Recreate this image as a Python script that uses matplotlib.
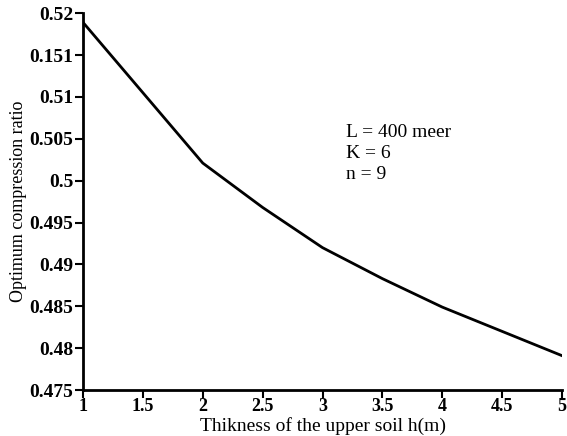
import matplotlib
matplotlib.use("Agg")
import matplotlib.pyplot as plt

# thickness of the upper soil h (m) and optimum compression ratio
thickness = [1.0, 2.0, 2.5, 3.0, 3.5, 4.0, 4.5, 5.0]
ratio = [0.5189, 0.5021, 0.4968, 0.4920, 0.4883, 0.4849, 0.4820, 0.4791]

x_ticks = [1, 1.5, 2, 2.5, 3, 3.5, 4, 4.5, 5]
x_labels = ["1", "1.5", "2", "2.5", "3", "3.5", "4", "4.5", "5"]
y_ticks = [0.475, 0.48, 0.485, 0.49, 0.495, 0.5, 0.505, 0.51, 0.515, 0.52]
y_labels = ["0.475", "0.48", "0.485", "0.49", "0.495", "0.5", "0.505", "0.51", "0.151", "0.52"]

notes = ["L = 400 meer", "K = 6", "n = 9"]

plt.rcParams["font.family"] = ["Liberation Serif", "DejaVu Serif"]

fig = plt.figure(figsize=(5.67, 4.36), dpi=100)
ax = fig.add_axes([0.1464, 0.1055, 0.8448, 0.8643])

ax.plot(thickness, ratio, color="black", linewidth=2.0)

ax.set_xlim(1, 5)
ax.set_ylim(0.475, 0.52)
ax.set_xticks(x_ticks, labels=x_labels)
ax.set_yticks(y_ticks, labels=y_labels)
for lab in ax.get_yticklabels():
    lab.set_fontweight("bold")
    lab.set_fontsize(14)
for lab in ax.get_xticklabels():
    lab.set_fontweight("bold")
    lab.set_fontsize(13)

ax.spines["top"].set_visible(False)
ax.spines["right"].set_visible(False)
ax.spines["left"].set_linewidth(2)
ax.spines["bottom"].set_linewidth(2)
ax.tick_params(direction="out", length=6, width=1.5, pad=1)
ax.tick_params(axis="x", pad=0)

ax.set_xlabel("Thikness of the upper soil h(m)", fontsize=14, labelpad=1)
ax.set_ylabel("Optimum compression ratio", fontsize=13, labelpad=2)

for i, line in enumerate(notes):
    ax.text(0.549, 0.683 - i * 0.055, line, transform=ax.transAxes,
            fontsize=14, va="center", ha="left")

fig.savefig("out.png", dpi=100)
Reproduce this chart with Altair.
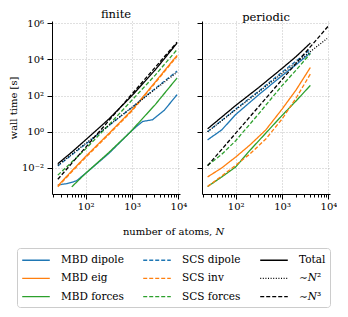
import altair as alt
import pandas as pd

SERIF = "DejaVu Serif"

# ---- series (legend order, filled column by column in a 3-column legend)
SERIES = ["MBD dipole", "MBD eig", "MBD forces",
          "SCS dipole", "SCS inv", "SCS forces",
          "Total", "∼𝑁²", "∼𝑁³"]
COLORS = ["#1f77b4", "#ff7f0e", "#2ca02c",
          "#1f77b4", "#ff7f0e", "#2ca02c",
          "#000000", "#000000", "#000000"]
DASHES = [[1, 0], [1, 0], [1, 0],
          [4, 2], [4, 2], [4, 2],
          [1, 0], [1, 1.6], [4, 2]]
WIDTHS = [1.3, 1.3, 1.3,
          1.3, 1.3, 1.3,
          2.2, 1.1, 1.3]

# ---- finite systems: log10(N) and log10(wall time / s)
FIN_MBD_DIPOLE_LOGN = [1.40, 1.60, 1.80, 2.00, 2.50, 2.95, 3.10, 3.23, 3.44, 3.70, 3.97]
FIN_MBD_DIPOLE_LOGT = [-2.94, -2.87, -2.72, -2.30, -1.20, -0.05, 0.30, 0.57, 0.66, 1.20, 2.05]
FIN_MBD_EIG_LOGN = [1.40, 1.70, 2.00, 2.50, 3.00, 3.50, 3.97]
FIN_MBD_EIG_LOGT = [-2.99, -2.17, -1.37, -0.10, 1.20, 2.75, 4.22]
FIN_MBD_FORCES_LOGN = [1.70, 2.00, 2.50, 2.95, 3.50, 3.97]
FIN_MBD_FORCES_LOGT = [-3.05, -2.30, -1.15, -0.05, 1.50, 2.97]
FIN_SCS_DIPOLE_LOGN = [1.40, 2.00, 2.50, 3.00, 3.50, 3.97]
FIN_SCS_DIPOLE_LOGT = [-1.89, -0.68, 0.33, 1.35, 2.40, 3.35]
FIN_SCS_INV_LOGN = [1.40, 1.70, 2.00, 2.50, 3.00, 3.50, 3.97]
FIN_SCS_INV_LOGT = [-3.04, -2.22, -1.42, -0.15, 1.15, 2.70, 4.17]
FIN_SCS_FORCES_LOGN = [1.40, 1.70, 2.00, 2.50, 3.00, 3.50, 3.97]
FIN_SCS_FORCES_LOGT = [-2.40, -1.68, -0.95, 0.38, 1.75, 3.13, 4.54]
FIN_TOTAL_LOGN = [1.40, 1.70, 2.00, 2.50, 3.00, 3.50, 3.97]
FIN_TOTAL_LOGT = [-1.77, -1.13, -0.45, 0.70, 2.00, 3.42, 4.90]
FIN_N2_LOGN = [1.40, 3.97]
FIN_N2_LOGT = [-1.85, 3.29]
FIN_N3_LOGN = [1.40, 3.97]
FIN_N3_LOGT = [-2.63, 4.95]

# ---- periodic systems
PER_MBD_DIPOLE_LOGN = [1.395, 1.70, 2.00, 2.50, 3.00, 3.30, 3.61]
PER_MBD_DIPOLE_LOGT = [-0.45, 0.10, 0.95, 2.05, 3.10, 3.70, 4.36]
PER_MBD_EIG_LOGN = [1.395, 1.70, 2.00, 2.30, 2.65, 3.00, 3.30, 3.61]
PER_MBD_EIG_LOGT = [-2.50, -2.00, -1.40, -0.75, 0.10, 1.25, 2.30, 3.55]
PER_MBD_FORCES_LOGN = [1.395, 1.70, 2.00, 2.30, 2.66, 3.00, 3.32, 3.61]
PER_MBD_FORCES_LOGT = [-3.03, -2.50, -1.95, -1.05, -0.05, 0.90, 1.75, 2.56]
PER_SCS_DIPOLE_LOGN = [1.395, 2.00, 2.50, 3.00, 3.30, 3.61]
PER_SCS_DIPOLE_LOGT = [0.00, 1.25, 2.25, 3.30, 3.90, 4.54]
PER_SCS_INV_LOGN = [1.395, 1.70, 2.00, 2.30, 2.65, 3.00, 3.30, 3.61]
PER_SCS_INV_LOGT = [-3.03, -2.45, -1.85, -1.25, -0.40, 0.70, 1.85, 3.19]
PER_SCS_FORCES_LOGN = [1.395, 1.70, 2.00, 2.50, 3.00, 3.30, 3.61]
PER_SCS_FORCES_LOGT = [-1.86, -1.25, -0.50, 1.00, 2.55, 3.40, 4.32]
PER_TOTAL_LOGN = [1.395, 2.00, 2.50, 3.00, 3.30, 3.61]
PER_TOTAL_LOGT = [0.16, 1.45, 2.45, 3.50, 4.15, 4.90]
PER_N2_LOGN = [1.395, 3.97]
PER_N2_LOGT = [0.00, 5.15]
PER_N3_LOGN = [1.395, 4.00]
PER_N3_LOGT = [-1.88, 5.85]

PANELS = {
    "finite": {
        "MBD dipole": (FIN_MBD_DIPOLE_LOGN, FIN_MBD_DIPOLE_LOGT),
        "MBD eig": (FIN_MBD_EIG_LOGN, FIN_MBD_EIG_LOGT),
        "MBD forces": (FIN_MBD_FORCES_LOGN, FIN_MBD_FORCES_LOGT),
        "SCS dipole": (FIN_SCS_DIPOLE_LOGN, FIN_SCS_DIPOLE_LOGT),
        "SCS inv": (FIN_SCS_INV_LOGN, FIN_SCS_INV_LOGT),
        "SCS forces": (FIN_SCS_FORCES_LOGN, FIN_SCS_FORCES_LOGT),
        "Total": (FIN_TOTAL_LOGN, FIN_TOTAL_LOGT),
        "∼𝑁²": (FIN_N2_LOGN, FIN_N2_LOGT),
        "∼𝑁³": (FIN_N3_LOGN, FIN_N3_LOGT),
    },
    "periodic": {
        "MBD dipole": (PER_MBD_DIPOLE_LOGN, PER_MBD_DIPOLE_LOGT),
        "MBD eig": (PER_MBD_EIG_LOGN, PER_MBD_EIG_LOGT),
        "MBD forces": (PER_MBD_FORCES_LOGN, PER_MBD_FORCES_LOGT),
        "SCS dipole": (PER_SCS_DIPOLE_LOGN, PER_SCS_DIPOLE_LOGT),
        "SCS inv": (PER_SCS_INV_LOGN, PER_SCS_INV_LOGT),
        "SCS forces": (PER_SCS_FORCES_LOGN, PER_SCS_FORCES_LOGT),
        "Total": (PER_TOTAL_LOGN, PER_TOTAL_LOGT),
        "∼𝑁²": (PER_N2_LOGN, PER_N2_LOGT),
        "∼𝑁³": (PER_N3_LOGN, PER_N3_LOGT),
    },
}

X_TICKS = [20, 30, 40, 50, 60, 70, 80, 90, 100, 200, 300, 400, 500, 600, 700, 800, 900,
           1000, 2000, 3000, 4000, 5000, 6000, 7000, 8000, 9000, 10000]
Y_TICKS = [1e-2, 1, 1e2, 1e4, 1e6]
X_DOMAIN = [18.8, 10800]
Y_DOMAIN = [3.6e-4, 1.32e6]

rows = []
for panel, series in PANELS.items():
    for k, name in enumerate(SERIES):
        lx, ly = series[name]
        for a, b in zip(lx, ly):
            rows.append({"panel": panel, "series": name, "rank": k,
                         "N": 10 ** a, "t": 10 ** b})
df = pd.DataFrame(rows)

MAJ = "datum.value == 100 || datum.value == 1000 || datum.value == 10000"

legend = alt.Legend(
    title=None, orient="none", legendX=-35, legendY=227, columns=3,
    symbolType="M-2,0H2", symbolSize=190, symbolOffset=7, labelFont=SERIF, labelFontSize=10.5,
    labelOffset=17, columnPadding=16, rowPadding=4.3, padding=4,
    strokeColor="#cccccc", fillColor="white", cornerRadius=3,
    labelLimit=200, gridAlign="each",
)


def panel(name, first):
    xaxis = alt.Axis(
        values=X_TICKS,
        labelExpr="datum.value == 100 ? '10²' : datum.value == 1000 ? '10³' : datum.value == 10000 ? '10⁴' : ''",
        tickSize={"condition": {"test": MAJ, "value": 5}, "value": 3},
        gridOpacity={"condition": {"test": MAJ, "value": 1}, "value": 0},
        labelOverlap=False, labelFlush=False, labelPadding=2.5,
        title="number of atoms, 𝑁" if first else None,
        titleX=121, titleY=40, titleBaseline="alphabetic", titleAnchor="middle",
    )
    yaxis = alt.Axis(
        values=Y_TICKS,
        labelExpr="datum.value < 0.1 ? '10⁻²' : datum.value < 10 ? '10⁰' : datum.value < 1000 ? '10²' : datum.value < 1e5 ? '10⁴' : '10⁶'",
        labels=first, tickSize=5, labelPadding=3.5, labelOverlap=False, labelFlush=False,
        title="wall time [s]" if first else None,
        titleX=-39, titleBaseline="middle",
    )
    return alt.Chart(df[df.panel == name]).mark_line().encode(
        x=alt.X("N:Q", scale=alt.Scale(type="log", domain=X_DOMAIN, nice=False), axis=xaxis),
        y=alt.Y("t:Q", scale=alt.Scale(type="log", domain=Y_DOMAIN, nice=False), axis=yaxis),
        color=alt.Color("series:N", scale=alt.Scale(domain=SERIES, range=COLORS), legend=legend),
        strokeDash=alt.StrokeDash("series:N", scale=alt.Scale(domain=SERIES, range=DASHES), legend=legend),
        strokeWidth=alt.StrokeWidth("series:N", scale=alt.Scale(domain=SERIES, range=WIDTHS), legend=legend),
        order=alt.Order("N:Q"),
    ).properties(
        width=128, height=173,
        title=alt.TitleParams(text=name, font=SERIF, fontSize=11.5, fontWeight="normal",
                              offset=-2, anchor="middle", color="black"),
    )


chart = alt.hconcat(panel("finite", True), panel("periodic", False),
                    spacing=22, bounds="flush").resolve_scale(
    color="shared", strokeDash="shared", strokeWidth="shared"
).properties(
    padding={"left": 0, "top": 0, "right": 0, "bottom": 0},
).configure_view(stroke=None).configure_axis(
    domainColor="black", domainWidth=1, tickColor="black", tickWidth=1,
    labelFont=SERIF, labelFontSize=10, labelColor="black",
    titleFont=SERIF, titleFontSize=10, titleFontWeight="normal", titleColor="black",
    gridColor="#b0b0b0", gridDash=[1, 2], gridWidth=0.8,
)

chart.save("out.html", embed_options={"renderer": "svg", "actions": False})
◇ ◇ ◇
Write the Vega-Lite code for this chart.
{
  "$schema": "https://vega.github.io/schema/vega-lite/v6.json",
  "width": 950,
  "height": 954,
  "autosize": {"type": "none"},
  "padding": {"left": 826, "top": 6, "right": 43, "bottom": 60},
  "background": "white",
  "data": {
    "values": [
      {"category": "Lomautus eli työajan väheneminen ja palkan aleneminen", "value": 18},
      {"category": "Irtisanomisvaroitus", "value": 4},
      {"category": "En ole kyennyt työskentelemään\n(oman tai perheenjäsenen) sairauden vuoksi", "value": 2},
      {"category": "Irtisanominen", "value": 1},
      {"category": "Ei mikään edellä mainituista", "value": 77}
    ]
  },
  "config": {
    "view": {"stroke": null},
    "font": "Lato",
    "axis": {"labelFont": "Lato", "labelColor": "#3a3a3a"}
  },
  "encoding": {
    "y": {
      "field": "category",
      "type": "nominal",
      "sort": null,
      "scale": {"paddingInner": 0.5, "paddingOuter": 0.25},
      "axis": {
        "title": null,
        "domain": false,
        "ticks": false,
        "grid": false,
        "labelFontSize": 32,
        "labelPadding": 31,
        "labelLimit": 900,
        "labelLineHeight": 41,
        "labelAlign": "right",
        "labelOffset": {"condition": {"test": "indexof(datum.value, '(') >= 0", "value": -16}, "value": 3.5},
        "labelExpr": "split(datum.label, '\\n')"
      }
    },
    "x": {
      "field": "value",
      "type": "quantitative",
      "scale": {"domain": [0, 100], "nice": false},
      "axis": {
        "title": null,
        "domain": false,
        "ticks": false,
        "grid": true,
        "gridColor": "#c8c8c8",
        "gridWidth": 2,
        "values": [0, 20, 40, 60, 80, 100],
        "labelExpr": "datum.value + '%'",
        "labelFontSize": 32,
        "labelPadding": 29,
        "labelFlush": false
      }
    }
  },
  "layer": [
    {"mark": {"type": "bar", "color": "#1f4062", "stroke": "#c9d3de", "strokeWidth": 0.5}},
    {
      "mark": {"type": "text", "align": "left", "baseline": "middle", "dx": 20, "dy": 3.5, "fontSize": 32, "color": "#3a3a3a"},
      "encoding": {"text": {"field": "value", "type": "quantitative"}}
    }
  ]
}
◇ ◇ ◇
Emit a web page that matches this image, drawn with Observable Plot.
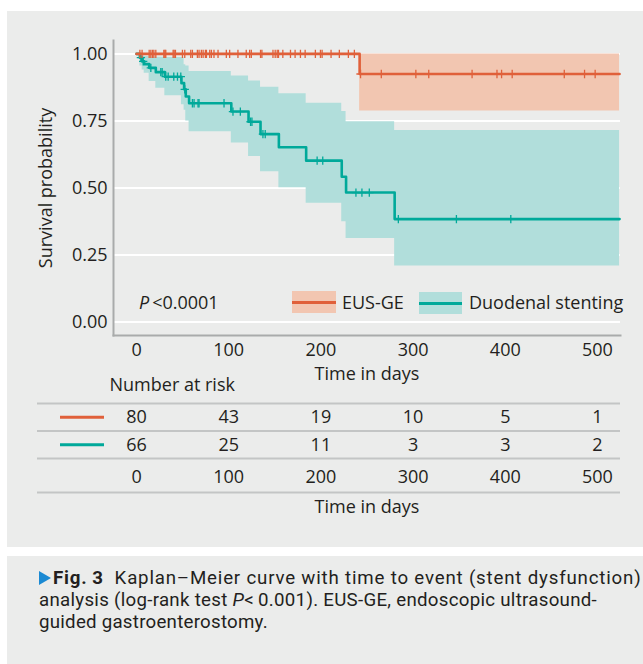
◇ ◇ ◇
Keep to the lines between the line with "Reproduce this chart with Altair." and the line with "FIN_N3_LOGT = [-2.63, 4.95]", inclusive, and transcribe them without pictures.

REPLY TO THE EXERCISE:
Reproduce this chart with Altair.
import altair as alt
import pandas as pd

SERIF = "DejaVu Serif"

# ---- series (legend order, filled column by column in a 3-column legend)
SERIES = ["MBD dipole", "MBD eig", "MBD forces",
          "SCS dipole", "SCS inv", "SCS forces",
          "Total", "∼𝑁²", "∼𝑁³"]
COLORS = ["#1f77b4", "#ff7f0e", "#2ca02c",
          "#1f77b4", "#ff7f0e", "#2ca02c",
          "#000000", "#000000", "#000000"]
DASHES = [[1, 0], [1, 0], [1, 0],
          [4, 2], [4, 2], [4, 2],
          [1, 0], [1, 1.6], [4, 2]]
WIDTHS = [1.3, 1.3, 1.3,
          1.3, 1.3, 1.3,
          2.2, 1.1, 1.3]

# ---- finite systems: log10(N) and log10(wall time / s)
FIN_MBD_DIPOLE_LOGN = [1.40, 1.60, 1.80, 2.00, 2.50, 2.95, 3.10, 3.23, 3.44, 3.70, 3.97]
FIN_MBD_DIPOLE_LOGT = [-2.94, -2.87, -2.72, -2.30, -1.20, -0.05, 0.30, 0.57, 0.66, 1.20, 2.05]
FIN_MBD_EIG_LOGN = [1.40, 1.70, 2.00, 2.50, 3.00, 3.50, 3.97]
FIN_MBD_EIG_LOGT = [-2.99, -2.17, -1.37, -0.10, 1.20, 2.75, 4.22]
FIN_MBD_FORCES_LOGN = [1.70, 2.00, 2.50, 2.95, 3.50, 3.97]
FIN_MBD_FORCES_LOGT = [-3.05, -2.30, -1.15, -0.05, 1.50, 2.97]
FIN_SCS_DIPOLE_LOGN = [1.40, 2.00, 2.50, 3.00, 3.50, 3.97]
FIN_SCS_DIPOLE_LOGT = [-1.89, -0.68, 0.33, 1.35, 2.40, 3.35]
FIN_SCS_INV_LOGN = [1.40, 1.70, 2.00, 2.50, 3.00, 3.50, 3.97]
FIN_SCS_INV_LOGT = [-3.04, -2.22, -1.42, -0.15, 1.15, 2.70, 4.17]
FIN_SCS_FORCES_LOGN = [1.40, 1.70, 2.00, 2.50, 3.00, 3.50, 3.97]
FIN_SCS_FORCES_LOGT = [-2.40, -1.68, -0.95, 0.38, 1.75, 3.13, 4.54]
FIN_TOTAL_LOGN = [1.40, 1.70, 2.00, 2.50, 3.00, 3.50, 3.97]
FIN_TOTAL_LOGT = [-1.77, -1.13, -0.45, 0.70, 2.00, 3.42, 4.90]
FIN_N2_LOGN = [1.40, 3.97]
FIN_N2_LOGT = [-1.85, 3.29]
FIN_N3_LOGN = [1.40, 3.97]
FIN_N3_LOGT = [-2.63, 4.95]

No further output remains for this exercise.